What changes when you give AI more room
Pass a paragraph or a full content block. AI interprets, reconstructs, occasionally diverges from the source wording.
In traditional localization terms: that looks like deviation, omission, or error.
In product terms: the question is not whether it matches the source word for word. The question is whether the intent, information, user behavior, trust signals, and constraints are intact.
Diverging from the source sentence is not the problem. Diverging from the intent is.
What actually works
Use one AI instance to interpret intent and generate content from scratch, guided by purpose, audience, tone, and constraints. Use a second AI instance to check the output — not against the source, but against the goal: is the intent intact? Is the information complete? Does the CTA drive action or create hesitation? Does the tone build or erode trust?

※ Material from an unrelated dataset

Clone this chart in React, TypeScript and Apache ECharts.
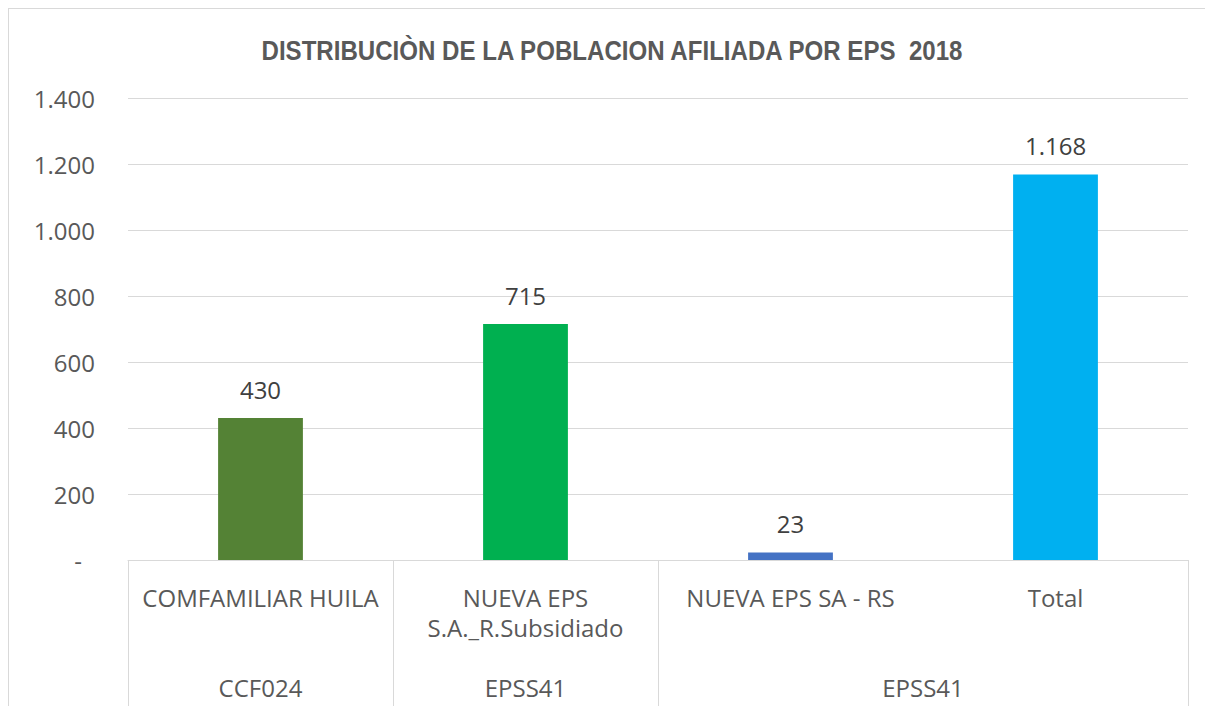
import React, { useEffect, useRef } from "react";
import * as echarts from "echarts";

const titleText = "DISTRIBUCIÒN DE LA POBLACION AFILIADA POR EPS  2018";
const categories = ["COMFAMILIAR HUILA", "NUEVA EPS\nS.A._R.Subsidiado", "NUEVA EPS SA - RS", "Total"];
const values = [430, 715, 23, 1168];
const barColors = ["#548235", "#00B050", "#4472C4", "#00B0F0"];
const groupLabels = ["CCF024", "EPSS41", "EPSS41"];
const groupCenters = [0.5, 1.5, 3];
const yTicks = { min: 0, max: 1400, interval: 200 };

const fmt = (v: number) => {
  const s = Math.round(v).toString();
  return s.replace(/\B(?=(\d{3})+(?!\d))/g, ".");
};

const FONT = "'Open Sans', 'Noto Sans', sans-serif";

export default function App() {
  const ref = useRef<HTMLDivElement>(null);
  useEffect(() => {
    if (!ref.current) return;
    const chart = echarts.init(ref.current, undefined, { renderer: "svg" });
    chart.setOption({
      animation: false,
      backgroundColor: "#ffffff",
      graphic: [
        {
          type: "text",
          x: 603,
          y: 41,
          scaleX: 0.86,
          style: {
            text: titleText,
            fill: "#595959",
            font: "bold 28px 'Liberation Sans', Arial, sans-serif",
            textAlign: "center",
            textVerticalAlign: "middle",
          },
        },
      ],
      grid: { left: 119, right: 17, top: 89, bottom: 146, containLabel: false },
      xAxis: [
        {
          type: "category",
          data: categories,
          position: "bottom",
          axisLine: { show: true, lineStyle: { color: "#D9D9D9", width: 1 } },
          axisTick: {
            show: true,
            alignWithLabel: false,
            interval: (i: number) => i !== 3,
            length: 146,
            lineStyle: { color: "#D9D9D9", width: 1 },
          },
          axisLabel: {
            interval: 0,
            margin: 22,
            fontFamily: FONT,
            fontSize: 24,
            lineHeight: 30,
            color: "#595959",
          },
        },
        {
          type: "value",
          min: 0,
          max: 4,
          interval: 0.5,
          position: "bottom",
          offset: 104,
          axisLine: { show: false },
          axisTick: { show: false },
          splitLine: { show: false },
          axisLabel: {
            margin: 8,
            fontFamily: FONT,
            fontSize: 24,
            lineHeight: 30,
            color: "#595959",
            showMinLabel: true,
            showMaxLabel: true,
            formatter: (v: number) => {
              const idx = groupCenters.findIndex((c) => Math.abs(c - v) < 1e-6);
              return idx >= 0 ? groupLabels[idx] : "";
            },
          },
        },
      ],
      yAxis: {
        type: "value",
        min: yTicks.min,
        max: yTicks.max,
        interval: yTicks.interval,
        axisLine: { show: false },
        axisTick: { show: false },
        splitLine: { show: true, lineStyle: { color: "#D9D9D9", width: 1 } },
        axisLabel: {
          margin: 33,
          fontFamily: FONT,
          fontSize: 24,
          color: "#595959",
          formatter: (v: number) => (v === 0 ? "{d|-}" : fmt(v)),
          rich: {
            d: { fontFamily: FONT, fontSize: 24, color: "#595959", padding: [0, 13, 0, 0] },
          },
        },
      },
      series: [
        {
          type: "bar",
          xAxisIndex: 0,
          yAxisIndex: 0,
          barWidth: "32%",
          data: values.map((v, i) => ({ value: v, itemStyle: { color: barColors[i] } })),
          label: {
            show: true,
            position: "top",
            distance: 17,
            fontFamily: FONT,
            fontSize: 24,
            color: "#404040",
            formatter: (p: any) => fmt(p.value),
          },
        },
      ],
    });
    return () => chart.dispose();
  }, []);

  return (
    <div
      style={{
        width: 1197,
        height: 697,
        borderTop: "1px solid #D9D9D9",
        borderLeft: "1px solid #D9D9D9",
        background: "#ffffff",
      }}
    >
      <div ref={ref} style={{ width: 1196, height: 697 }} />
    </div>
  );
}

Human review is not line-by-line correction. It is a read-through, informed by AI flags — where the human decides what matters, not what deviates.
IC Eight's position
We don't trust AI blindly. We design the conditions under which AI can be trusted.
That means specifying intent before generation. Defining constraints explicitly. Building review that checks for purpose, not just accuracy. And keeping human judgment where it belongs — at the decisions that matter, not at every sentence.
The goal is not to remove humans from the process. It is to stop wasting human judgment on work that does not require it.